Friedrichshafen / sz - Die Stadt Friedrichshafen beteiligt sich seit 2007 mit jährlich 5000 Euro an der Finanzierung einer Schwerpunktpraxis für Suchtmedizin in Ravensburg. Seit 2014 erweitert sie ihr Engagement: Zur Förderung der Drogenersatztherapie fließen jetzt auch 5000 Euro nach Friedrichshafen. In die Hausarztpraxis von Dr. Silke Siethoff.
Die Allgemeinmedizinerin ist allerdings nicht neu in die Versorgung von Substituierten eingestiegen. Sie beschäftigt sich in Friedrichshafen mittlerweile zehn Jahre mit dieser Art von Suchttherapie. Substitutionsbehandlung ist neben der klassischen, primär entzugsorientierten Behandlung, die wichtigste anerkannte Behandlungsmethode für Opiatabhängige. Der ursprünglich illegal besorgte „Stoff“ (hauptsächlich Heroin) wird durch ein legales, vom Arzt verordnetes Substitut ersetzt. Silke Siethoff erachtet diese Behandlungsmethode als „sehr wichtig“. Die Klientel ist zahlenmäßig zwar überschaubar, ihre Patienten seien „abhängig, sind in der Regel aber sozial integriert und gehen arbeiten.“ Bedeutender Aspekt für die Ärztin: „Sie sind aus dem kriminellen Milieu rausgekommen, weil sie jetzt diese Art von Hilfe bekommen.“
Die medizinische Sicht: „Drogenabhängige Menschen sind auch Patienten. Sie sind chronisch krank wie Menschen mit Diabetes“, meint die Häfler Ärztin. Und beide bräuchten einen Arzt. Was die Kassen für die Therapie bezahlen, ist aber „nicht üppig“.
„Eine schöne Geste“
Deshalb freut sich Silke Siethoff über die jährlich 5000 Euro der Stadt Friedrichshafen. „Das ist eine schöne Geste“, meint sie, betont aber, dass die Substitutionstherapie in ihrer Hausarztpraxis nebenher läuft, sie keinesfalls eine Schwerpunktpraxis für Suchtmedizin werden wolle. „Ich hoffe, dass deswegen die Patienten nicht ausbleiben. Substitutionspatienten haben nämlich ein schlechtes Image.“
Die finanzielle Vergütung bei der Substitutionstherapie ist eine Sache, „die dauernde Verfügbarkeit“ der behandelnden Ärztin eine andere. Sie steht im Bodenseekreis auf weiter Flurmehr oder weniger allein. Sie hat weder Kollegen, die sich in ihren Praxen der Substitutionstherapie annehmen und auch keinen Vertreter: „Ich kann deshalb nicht mit ruhigem Gewissen in Urlaub gehen“, sagt die Medizinerin, die seit Monaten nach einer Vertretung sucht und niemanden findet.

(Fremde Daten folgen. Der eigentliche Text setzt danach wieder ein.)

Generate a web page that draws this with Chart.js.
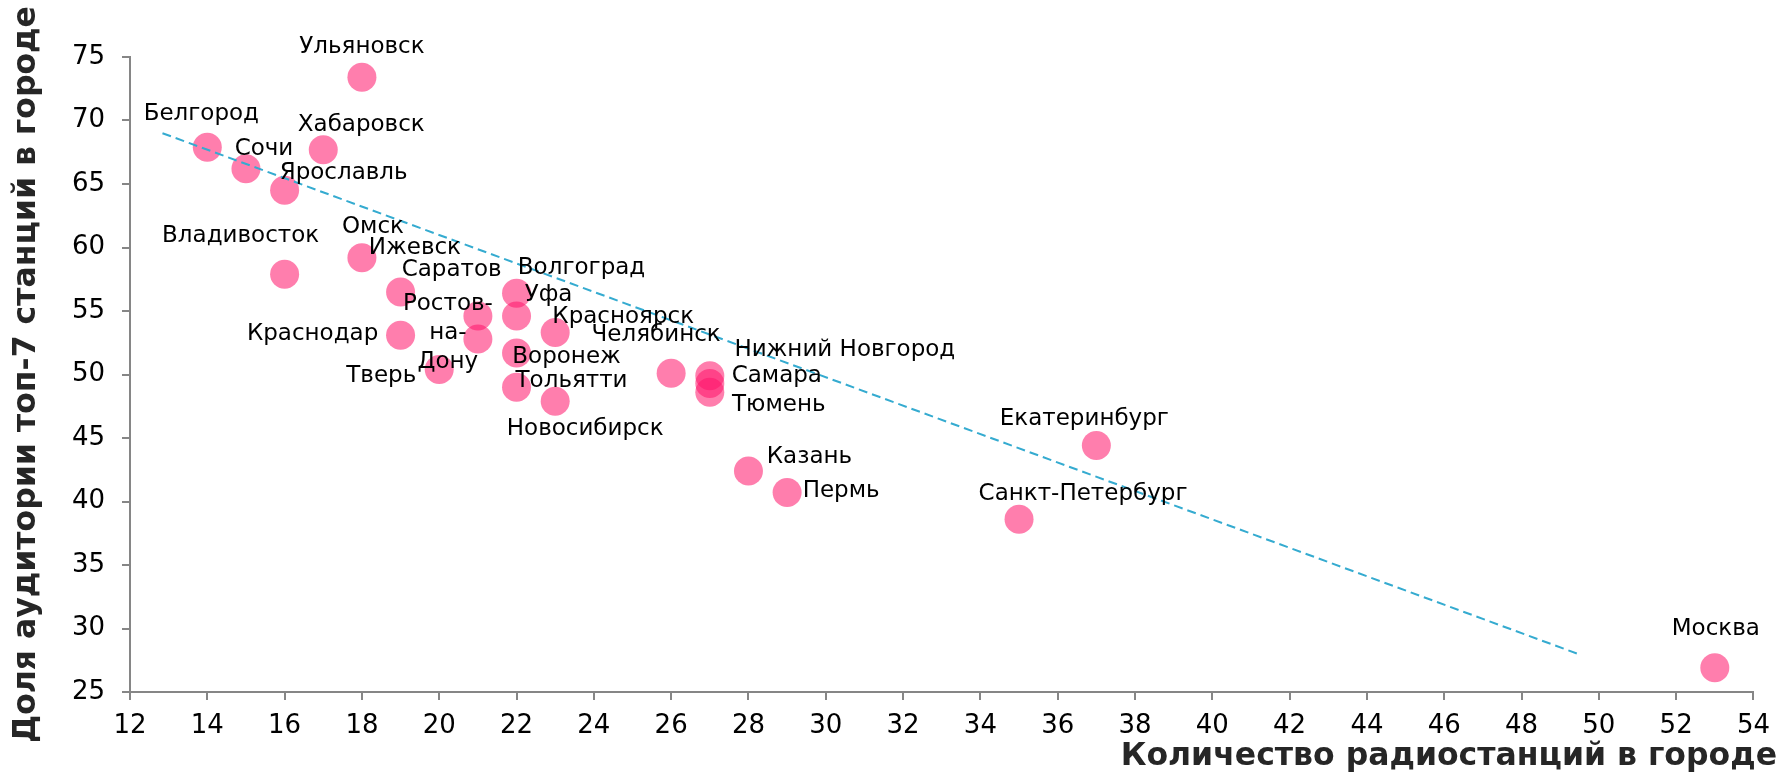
<!DOCTYPE html>
<html>
<head>
<meta charset="utf-8">
<script src="https://cdn.jsdelivr.net/npm/chart.js@4"></script>
<style>
  html, body { margin: 0; padding: 0; background: #fff; }
  #wrap { width: 1781px; height: 777px; }
</style>
</head>
<body>
<div id="wrap"><canvas id="radioChart" width="1781" height="777"></canvas></div>
<script>
// cities, number of stations (x) and top-7 audience share (y)
const cities = [
  'Ульяновск', 'Белгород', 'Хабаровск', 'Сочи', 'Ярославль', 'Владивосток',
  'Омск', 'Ижевск', 'Саратов', 'Волгоград', 'Уфа', 'Ростов-на-Дону',
  'Краснодар', 'Красноярск', 'Воронеж', 'Тверь', 'Тольятти', 'Новосибирск',
  'Челябинск', 'Нижний Новгород', 'Самара', 'Тюмень', 'Казань', 'Пермь',
  'Екатеринбург', 'Санкт-Петербург', 'Москва'
];
const stations = [18, 14, 17, 15, 16, 16, 18, 21, 19, 22, 22, 21, 19, 23, 22, 20, 22, 23, 26, 27, 27, 27, 28, 29, 37, 35, 53];
const shares = [73.4, 67.9, 67.7, 66.2, 64.5, 57.9, 59.2, 54.6, 56.5, 56.4, 54.6, 52.8, 53.1, 53.3, 51.7, 50.4, 49.0, 47.9, 50.1, 49.9, 49.3, 48.6, 42.4, 40.7, 44.4, 38.6, 26.9];

// trend line end points
const trendX = [12.84, 49.46];
const trendY = [69.0, 28.0];

// axis ranges / tick steps
const xMin = 12, xMax = 54, xStep = 2;
const yMin = 25, yMax = 75, yStep = 5;

const xTitle = 'Количество радиостанций в городе';
const yTitle = 'Доля аудитории топ-7 станций в городе';

// where each city label sits relative to its point (px)
const labelOffsets = [
  [0, -30], [-6, -33], [38, -25], [18, -20], [59, -17], [-44, -38],
  [11, -31], [-63, -68], [51, -22], [65, -25], [32, -21], [-30, -6],
  [-88, -1], [68, -16], [50, 4], [-58, 7], [55, -6], [30, 28],
  [-15, -38], [135, -26], [67, -7], [69, 13], [61, -14], [54, -2],
  [-12, -27], [64, -25], [1, -39]
];
const wrapped = ['Ростов-на-Дону'];

const FONT = '"DejaVu Sans", Verdana, sans-serif';
const AXIS_GRAY = '#868686';

// draws city names next to points and the x axis title
const cityLabels = {
  id: 'cityLabels',
  afterDatasetsDraw(chart) {
    const ctx = chart.ctx;
    const meta = chart.getDatasetMeta(1);
    ctx.save();
    ctx.font = '23px ' + FONT;
    ctx.fillStyle = '#000';
    ctx.textAlign = 'center';
    ctx.textBaseline = 'middle';
    meta.data.forEach((pt, i) => {
      const [dx, dy] = labelOffsets[i];
      const name = cities[i];
      if (wrapped.includes(name)) {
        const lines = name.split(/(?<=-)/);
        const lh = 29;
        lines.forEach((ln, k) => {
          ctx.fillText(ln, pt.x + dx, pt.y + dy + (k - (lines.length - 1) / 2) * lh);
        });
      } else {
        ctx.fillText(name, pt.x + dx, pt.y + dy);
      }
    });
    // x axis title, right aligned near the canvas edge
    ctx.font = 'bold 31.5px ' + FONT;
    ctx.fillStyle = '#262626';
    ctx.textAlign = 'right';
    ctx.textBaseline = 'alphabetic';
    ctx.fillText(xTitle, chart.width - 4, 765);
    ctx.restore();
  }
};

const ctx = document.getElementById('radioChart').getContext('2d');
const chart = new Chart(ctx, {
  type: 'scatter',
  data: {
    datasets: [
      {
        type: 'line',
        label: 'trend',
        data: trendX.map((x, i) => ({ x: x, y: trendY[i] })),
        borderColor: '#35ABD0',
        borderWidth: 2,
        borderDash: [9, 5],
        pointRadius: 0,
        fill: false,
        order: 0
      },
      {
        label: 'cities',
        data: stations.map((x, i) => ({ x: x, y: shares[i] })),
        backgroundColor: 'rgba(255, 20, 105, 0.55)',
        borderWidth: 0,
        pointRadius: 14.5,
        pointHoverRadius: 14.5,
        order: 1
      }
    ]
  },
  options: {
    responsive: false,
    animation: false,
    layout: { padding: { left: 0, top: 57, right: 27.5, bottom: 0 } },
    plugins: {
      legend: { display: false },
      tooltip: { enabled: false }
    },
    scales: {
      x: {
        type: 'linear',
        min: xMin,
        max: xMax,
        afterFit: s => { s.height = 85; },
        ticks: { stepSize: xStep, color: '#000', font: { family: FONT, size: 26 }, padding: 11, maxRotation: 0 },
        grid: { drawOnChartArea: false, drawTicks: true, tickLength: 8, color: AXIS_GRAY, lineWidth: 2 },
        border: { color: AXIS_GRAY, width: 2 }
      },
      y: {
        type: 'linear',
        min: yMin,
        max: yMax,
        afterFit: s => { s.width = 130; },
        ticks: { stepSize: yStep, color: '#000', font: { family: FONT, size: 26 }, padding: 17 },
        grid: { drawOnChartArea: false, drawTicks: true, tickLength: 8, color: AXIS_GRAY, lineWidth: 2 },
        border: { color: AXIS_GRAY, width: 2 },
        title: {
          display: true,
          text: yTitle,
          color: '#262626',
          font: { family: FONT, size: 31.5, weight: 'bold' },
          padding: { top: 8, bottom: 0 }
        }
      }
    }
  },
  plugins: [cityLabels]
});
</script>
</body>
</html>
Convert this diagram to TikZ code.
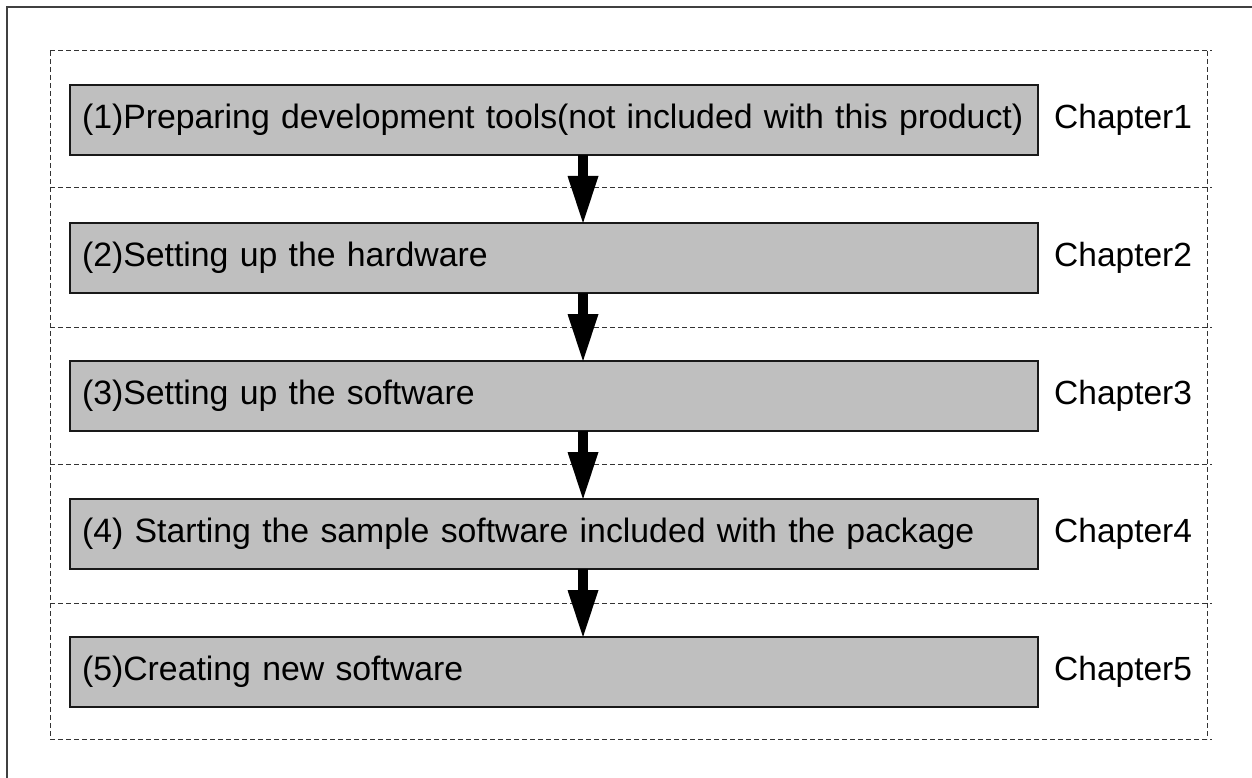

Drogensubstitution ist im Klinikum Friedrichshafen genauso wenig möglich (Klinikchef Johannes Weindel: „Wir können und dürfen nicht“) wie im Zentrum für Psychiatrie, das am Klinikum eine Außenstelle hat. Das ZfP könne, so geht es aus dem Substitutionsbericht des Häfler Kultur- und Sozialausschusses hervor „allenfalls eine Mitversorgung der Patienten psychiatrischen Institutsambulanz anbieten“. Der Ausschuss soll den „aktuellen Stand zur Förderung der Drogensubstitution in seiner Sitzung am 12. November zur Kenntnis nehmen.
„Niemand will Substitutionspatienten haben“, beklagt sich Silke Siethoff. Mit dieser Aussage steht sie nicht allein. In einem Schreiben an die Kassenärztliche Vereinigung hat das Sozialdezernat des Landkreises im Juni 2012 auf die schwierige Situation im Kreis hinsichtlich der Versorgung von Substituierten hingewiesen. Und nicht nur das. Der Sozialdezernent hat die Sorge zum Ausdruck gebracht, wie die KV weitere Ärzte für Drogenersatztherapie gewinnen könnte. In ihrer Antwort bestätigte die KV die Schwierigkeiten bei der Sicherstellung der substitutionsgestützten Therapie genauso wie sie Korrekturbedarf bei der Honorierung dieser Leistung sieht. Konkrete Lösung für den Bodenseekreis: Fehlanzeige. Doch wie gesagt: Die städtische Unterstützung ist eine „schöne Geste“.